Hi everyone, I hope I find you all well this morning.
I woke early and was greeted by (apart from a ravenous cat wanting to come in) a rather greyer than normal sky, still with patches of blue spread evenly across it, a cool breeze gently lifting the curtains, the call of the seagulls as they circled overhead and a feeling of tranquility passing over me, I felt, as I often do, as if I am on holiday. It is a feeling that is difficult to describe, but it takes me back to holidays in Padstow, caravaning at Mother Ivey's Bay, standing at the stile between the campsite and the sand dunes, my hair being lifted by the fresh breeze, the sun on my face and the sound of seagulls above and the waves breaking on the beach, and all this evoked by a gentle breeze rippling through my life as I look out of the window. Packed lunches made and family off to work, I could not wait to get out for my walk, donning my old sandals (my good ones failed on my walk back from the River Taff and Llandaff yesterday) I set out for the park, still no-one around save the man on his gang mower mowing the grass.
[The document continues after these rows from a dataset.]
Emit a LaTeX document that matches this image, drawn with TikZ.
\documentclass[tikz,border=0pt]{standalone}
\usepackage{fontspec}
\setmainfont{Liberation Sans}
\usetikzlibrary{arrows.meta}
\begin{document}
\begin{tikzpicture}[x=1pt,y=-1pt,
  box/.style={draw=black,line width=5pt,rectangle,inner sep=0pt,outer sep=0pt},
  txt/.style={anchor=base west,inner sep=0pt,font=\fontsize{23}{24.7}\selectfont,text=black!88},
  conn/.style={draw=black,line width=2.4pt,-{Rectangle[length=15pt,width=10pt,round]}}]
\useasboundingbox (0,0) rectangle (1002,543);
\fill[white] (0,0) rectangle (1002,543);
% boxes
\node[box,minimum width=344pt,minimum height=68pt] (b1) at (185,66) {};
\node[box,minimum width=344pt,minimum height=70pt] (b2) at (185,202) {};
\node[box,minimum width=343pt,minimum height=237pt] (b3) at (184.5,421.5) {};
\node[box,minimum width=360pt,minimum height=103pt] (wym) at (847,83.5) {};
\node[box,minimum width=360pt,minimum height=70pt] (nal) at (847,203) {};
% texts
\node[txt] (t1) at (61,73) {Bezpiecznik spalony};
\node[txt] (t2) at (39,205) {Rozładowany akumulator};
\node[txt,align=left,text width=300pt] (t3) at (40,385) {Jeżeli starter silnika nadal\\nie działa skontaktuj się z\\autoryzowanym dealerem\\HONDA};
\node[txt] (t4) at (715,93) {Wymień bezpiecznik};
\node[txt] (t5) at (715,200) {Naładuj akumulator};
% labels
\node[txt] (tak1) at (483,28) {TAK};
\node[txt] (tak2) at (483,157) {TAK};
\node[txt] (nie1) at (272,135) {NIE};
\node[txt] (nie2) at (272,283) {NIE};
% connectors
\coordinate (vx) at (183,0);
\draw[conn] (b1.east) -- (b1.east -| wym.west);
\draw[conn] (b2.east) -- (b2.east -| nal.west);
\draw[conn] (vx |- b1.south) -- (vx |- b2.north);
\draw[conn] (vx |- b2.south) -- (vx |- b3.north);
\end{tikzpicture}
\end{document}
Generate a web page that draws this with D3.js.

I reach the pond and there again is the lone duck, perched on the pier, this time she has an entourage of four magpies, not molesting or being aggressive, just sitting on the pier beside her, of course they all flew away before I could even reach for my camera, apart from the duck, who looked at me and resignedly turned and hopped into the pond. I walk on and leave her to her peace, all the while the seagulls circle overhead and call to each other. Yes I definitely have that holiday feeling. I get home to a message from my friend, who despite sitting for over two hours on the runway yesterday waiting to take off (thank you Fat Controllers (French Air Traffic)) to say she is "In Heaven" having finally and safely arrived in Malta to see her son, have a lovely time, I know you will. Whilst she is in heaven in Malta, I am in heaven right here, yes listening to the breeze play in the trees, the soft rustling of the leaves, and the tendrils of leaves on the willow trees in the park as they reach out as if grasping for something just out of their reach and yes the seagulls swooping, circling and calling out overhead.
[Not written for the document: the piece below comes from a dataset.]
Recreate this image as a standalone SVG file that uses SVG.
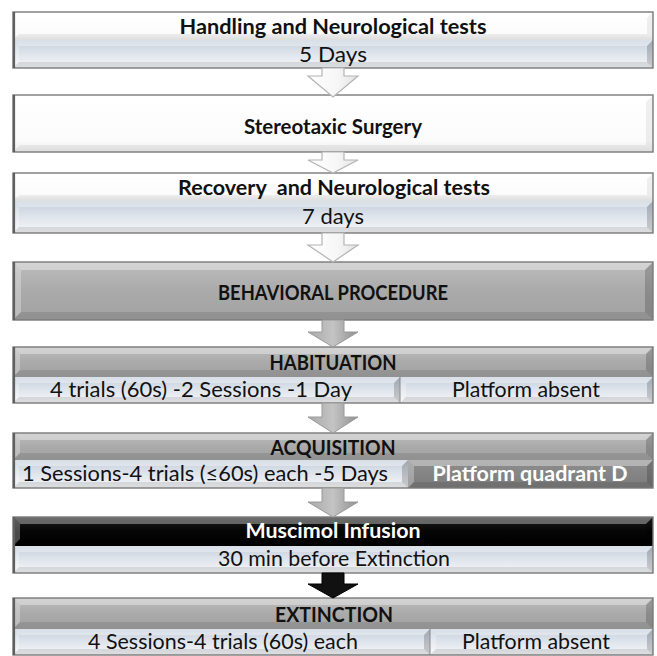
<svg xmlns="http://www.w3.org/2000/svg" width="657" height="656" viewBox="0 0 657 656">
<defs>
<linearGradient id="gStrip" x1="0" y1="0" x2="0" y2="1"><stop offset="0" stop-color="#c4cedb"/><stop offset="0.45" stop-color="#dde3eb"/><stop offset="1" stop-color="#f6f7f9"/></linearGradient>
<linearGradient id="gGray" x1="0" y1="0" x2="0" y2="1"><stop offset="0" stop-color="#bdbdbd"/><stop offset="0.5" stop-color="#aaaaaa"/><stop offset="1" stop-color="#a2a2a2"/></linearGradient>
<linearGradient id="gBlack" x1="0" y1="0" x2="0" y2="1"><stop offset="0" stop-color="#1e1e1e"/><stop offset="0.5" stop-color="#050505"/><stop offset="1" stop-color="#000"/></linearGradient>
<linearGradient id="gDark" x1="0" y1="0" x2="0" y2="1"><stop offset="0" stop-color="#8e8e8e"/><stop offset="1" stop-color="#7b7b7b"/></linearGradient>
<linearGradient id="gWhite" x1="0" y1="0" x2="0" y2="1"><stop offset="0" stop-color="#ffffff"/><stop offset="0.8" stop-color="#fbfbfb"/><stop offset="1" stop-color="#ececec"/></linearGradient>
<linearGradient id="gArrGray" x1="0" y1="0" x2="1" y2="0"><stop offset="0" stop-color="#a8a8a8"/><stop offset="0.5" stop-color="#c4c4c4"/><stop offset="1" stop-color="#8f8f8f"/></linearGradient>
<linearGradient id="gArrWhite" x1="0" y1="0" x2="1" y2="0"><stop offset="0" stop-color="#ffffff"/><stop offset="0.6" stop-color="#f6f6f6"/><stop offset="1" stop-color="#e2e2e2"/></linearGradient>
</defs>
<style>
text{font-family:Lato,"Liberation Sans",sans-serif;font-size:21px;text-anchor:middle;fill:#111;white-space:pre}
.b{font-weight:bold}
.c{font-size:21px}
.w{fill:#fff}
.strip{fill:url(#gStrip)}
.gray{fill:url(#gGray)}
.black{fill:url(#gBlack)}
.dark{fill:url(#gDark)}
.white{fill:url(#gWhite)}
.bt{fill:#fff;opacity:.35}
.bl{fill:#fff;opacity:.28}
.bb{fill:#000;opacity:.10}
.br{fill:#000;opacity:.18}
.wb{fill:#000;opacity:.06}
.frame{fill:none;stroke:#7a7a7a;stroke-width:1.4}
.edge{stroke:#5f5f5f;stroke-width:2.2}
.div{stroke:#8a8a8a;stroke-width:1}
.aw{fill:url(#gArrWhite);stroke:#b4b4b4;stroke-width:1.2}
.ag{fill:url(#gArrGray);stroke:#9a9a9a;stroke-width:1}
.ab{fill:#111;stroke:#000;stroke-width:1}
</style>
<rect width="657" height="656" fill="#fff"/>

<g id="n1">
<rect class="white" x="13" y="12" width="640" height="28"/>
<polygon class="wb" points="13,40 19,34 647,34 653,40"/>
<polygon class="wb" points="653,12 653,40 647,34 647,18"/>
<rect class="strip" x="13" y="40" width="640" height="28"/>
<polygon class="bt" points="13,40 653,40 647,46 19,46"/>
<polygon class="bl" points="13,40 19,46 19,62 13,68"/>
<polygon class="bb" points="13,68 19,62 647,62 653,68"/>
<polygon class="br" points="653,40 653,68 647,62 647,46"/>
<rect class="frame" x="13" y="12" width="640" height="56"/>
<line class="edge" x1="14" y1="12" x2="14" y2="68"/>
<text class="b" x="333" y="34" textLength="307" lengthAdjust="spacingAndGlyphs">Handling and Neurological tests</text>
<text x="333" y="62" textLength="68" lengthAdjust="spacingAndGlyphs">5 Days</text>
</g>

<g id="n2">
<rect class="white" x="13" y="95" width="640" height="57"/>
<polygon class="wb" points="13,152 20,145 646,145 653,152"/>
<polygon class="wb" points="653,95 653,152 646,145 646,102"/>
<rect class="frame" x="13" y="95" width="640" height="57"/>
<line class="edge" x1="14" y1="95" x2="14" y2="152"/>
<text class="b" x="333" y="134" textLength="178" lengthAdjust="spacingAndGlyphs">Stereotaxic Surgery</text>
</g>

<g id="n3">
<rect class="white" x="13" y="173" width="640" height="28"/>
<polygon class="wb" points="13,201 19,195 647,195 653,201"/>
<polygon class="wb" points="653,173 653,201 647,195 647,179"/>
<rect class="strip" x="13" y="201" width="640" height="32"/>
<polygon class="bt" points="13,201 653,201 647,207 19,207"/>
<polygon class="bl" points="13,201 19,207 19,227 13,233"/>
<polygon class="bb" points="13,233 19,227 647,227 653,233"/>
<polygon class="br" points="653,201 653,233 647,227 647,207"/>
<rect class="frame" x="13" y="173" width="640" height="60"/>
<line class="edge" x1="14" y1="173" x2="14" y2="233"/>
<text class="b" x="334" y="195" textLength="312" lengthAdjust="spacingAndGlyphs">Recovery  and Neurological tests</text>
<text x="333" y="224" textLength="62" lengthAdjust="spacingAndGlyphs">7 days</text>
</g>

<g id="n4">
<rect class="gray" x="13" y="262" width="640" height="58"/>
<polygon class="bt" points="13,262 653,262 645,270 21,270"/>
<polygon class="bl" points="13,262 21,270 21,312 13,320"/>
<polygon class="bb" points="13,320 21,312 645,312 653,320"/>
<polygon class="br" points="653,262 653,320 645,312 645,270"/>
<rect class="frame" x="13" y="262" width="640" height="58"/>
<line class="edge" x1="14" y1="262" x2="14" y2="320"/>
<text class="b c" x="333" y="300" textLength="230" lengthAdjust="spacingAndGlyphs">BEHAVIORAL PROCEDURE</text>
</g>

<g id="n5">
<rect class="gray" x="13" y="347" width="640" height="30"/>
<polygon class="bt" points="13,347 653,347 646,354 20,354"/>
<polygon class="bl" points="13,347 20,354 20,370 13,377"/>
<polygon class="bb" points="13,377 20,370 646,370 653,377"/>
<polygon class="br" points="653,347 653,377 646,370 646,354"/>
<rect class="strip" x="13" y="377" width="387" height="26"/>
<polygon class="bt" points="13,377 400,377 394,383 19,383"/>
<polygon class="bl" points="13,377 19,383 19,397 13,403"/>
<polygon class="bb" points="13,403 19,397 394,397 400,403"/>
<polygon class="br" points="400,377 400,403 394,397 394,383"/>
<rect class="strip" x="400" y="377" width="253" height="26"/>
<polygon class="bt" points="400,377 653,377 647,383 406,383"/>
<polygon class="bl" points="400,377 406,383 406,397 400,403"/>
<polygon class="bb" points="400,403 406,397 647,397 653,403"/>
<polygon class="br" points="653,377 653,403 647,397 647,383"/>
<line class="div" x1="400" y1="377" x2="400" y2="403"/>
<rect class="frame" x="13" y="347" width="640" height="56"/>
<line class="edge" x1="14" y1="347" x2="14" y2="403"/>
<text class="b c" x="333" y="370" textLength="127" lengthAdjust="spacingAndGlyphs">HABITUATION</text>
<text x="201" y="397" textLength="302" lengthAdjust="spacingAndGlyphs">4 trials (60s) -2 Sessions -1 Day</text>
<text x="526" y="397" textLength="148" lengthAdjust="spacingAndGlyphs">Platform absent</text>
</g>

<g id="n6">
<rect class="gray" x="13" y="433" width="640" height="27"/>
<polygon class="bt" points="13,433 653,433 646,440 20,440"/>
<polygon class="bl" points="13,433 20,440 20,453 13,460"/>
<polygon class="bb" points="13,460 20,453 646,453 653,460"/>
<polygon class="br" points="653,433 653,460 646,453 646,440"/>
<rect class="strip" x="13" y="460" width="395" height="28"/>
<polygon class="bt" points="13,460 408,460 402,466 19,466"/>
<polygon class="bl" points="13,460 19,466 19,482 13,488"/>
<polygon class="bb" points="13,488 19,482 402,482 408,488"/>
<polygon class="br" points="408,460 408,488 402,482 402,466"/>
<rect class="dark" x="408" y="460" width="245" height="28"/>
<polygon class="bt" points="408,460 653,460 647,466 414,466"/>
<polygon class="bl" points="408,460 414,466 414,482 408,488"/>
<polygon class="bb" points="408,488 414,482 647,482 653,488"/>
<polygon class="br" points="653,460 653,488 647,482 647,466"/>
<rect class="frame" x="13" y="433" width="640" height="55"/>
<line class="edge" x1="14" y1="433" x2="14" y2="488"/>
<text class="b c" x="333" y="455" textLength="125" lengthAdjust="spacingAndGlyphs">ACQUISITION</text>
<text x="205" y="481" textLength="366" lengthAdjust="spacingAndGlyphs">1 Sessions-4 trials (≤60s) each -5 Days</text>
<text class="b w" x="530" y="481" textLength="195" lengthAdjust="spacingAndGlyphs">Platform quadrant D</text>
</g>

<g id="n7">
<rect class="black" x="13" y="517" width="640" height="29"/>
<polygon class="bt" points="13,517 653,517 646,524 20,524" opacity=".15"/>
<polygon class="bl" points="13,517 20,524 20,539 13,546"/>
<polygon class="bb" points="13,546 20,539 646,539 653,546"/>
<polygon class="br" points="653,517 653,546 646,539 646,524"/>
<rect class="strip" x="13" y="546" width="640" height="27"/>
<polygon class="bt" points="13,546 653,546 647,552 19,552"/>
<polygon class="bl" points="13,546 19,552 19,567 13,573"/>
<polygon class="bb" points="13,573 19,567 647,567 653,573"/>
<polygon class="br" points="653,546 653,573 647,567 647,552"/>
<rect class="frame" x="13" y="517" width="640" height="56"/>
<line class="edge" x1="14" y1="517" x2="14" y2="573"/>
<text class="b w" x="333" y="538" textLength="175" lengthAdjust="spacingAndGlyphs">Muscimol Infusion</text>
<text x="334" y="566" textLength="232" lengthAdjust="spacingAndGlyphs">30 min before Extinction</text>
</g>

<g id="n8">
<rect class="gray" x="13" y="598" width="640" height="31"/>
<polygon class="bt" points="13,598 653,598 646,605 20,605"/>
<polygon class="bl" points="13,598 20,605 20,622 13,629"/>
<polygon class="bb" points="13,629 20,622 646,622 653,629"/>
<polygon class="br" points="653,598 653,629 646,622 646,605"/>
<rect class="strip" x="13" y="629" width="417" height="26"/>
<polygon class="bt" points="13,629 430,629 424,635 19,635"/>
<polygon class="bl" points="13,629 19,635 19,649 13,655"/>
<polygon class="bb" points="13,655 19,649 424,649 430,655"/>
<polygon class="br" points="430,629 430,655 424,649 424,635"/>
<rect class="strip" x="430" y="629" width="223" height="26"/>
<polygon class="bt" points="430,629 653,629 647,635 436,635"/>
<polygon class="bl" points="430,629 436,635 436,649 430,655"/>
<polygon class="bb" points="430,655 436,649 647,649 653,655"/>
<polygon class="br" points="653,629 653,655 647,649 647,635"/>
<line class="div" x1="430" y1="629" x2="430" y2="655"/>
<rect class="frame" x="13" y="598" width="640" height="57"/>
<line class="edge" x1="14" y1="598" x2="14" y2="655"/>
<text class="b c" x="334" y="622" textLength="118" lengthAdjust="spacingAndGlyphs">EXTINCTION</text>
<text x="223" y="649" textLength="270" lengthAdjust="spacingAndGlyphs">4 Sessions-4 trials (60s) each</text>
<text x="536" y="649" textLength="148" lengthAdjust="spacingAndGlyphs">Platform absent</text>
</g>

<g id="connectors">
<path class="aw" d="M322,68 H344 V76 H358 L333,97 L308,76 H322 Z"/>
<path class="aw" d="M322,152 H344 V160 H358 L333,173 L308,160 H322 Z"/>
<path class="aw" d="M322,233 H344 V245 H358 L333,262 L308,245 H322 Z"/>
<path class="ag" d="M322,320 H344 V332 H358 L333,347 L308,332 H322 Z"/>
<path class="ag" d="M322,403 H344 V417 H358 L333,433 L308,417 H322 Z"/>
<path class="ag" d="M322,488 H344 V502 H358 L333,517 L308,502 H322 Z"/>
<path class="ab" d="M322,573 H344 V584 H358 L333,598 L308,584 H322 Z"/>
</g>
</svg>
Thank you once again for joining me, I look forward to speaking to you again very soon, have a lovely day wherever in the world you are. Love Bubbles
The Seagull
When I was a child, before I knew the word
for a snowstorm, before I remember
a tree or a field,
I saw an endless grey slate afternoon coming,
I knew a bird singing in the sun
was the same as a dog barking in the dark.
A pigeon in a blizzard fluttered
against a kitchen window,
– my first clear memory of terror,
I kept secret, my intimations
I kept secret.
This winter I hung a grey and white stuffed
felt seagull from the cord of my window shade,
a reminder of good times by the sea,
of Chekhov and impossible love.
I took comfort from the gull, the graceful shape
sometimes lifted a wing in the drafty room.
Once when I looked at the gull I saw
through the window a living seagull glide
toward me then disappear, – what a rush of life!
I remember its hereness,
while inside the room
the senseless symbol
little more than a bedroom slipper
dangled on a string.
Beyond argument, my oldest emotion
hangs like a gull in the distant sky.
Eyes behind bars of mud and salt
see some dark thing below,
– my roof under the sea.
Only the sky is taken for granted.
In the quiet morning light,
terror’s the only bird I know,
– although birds have fed from my hand.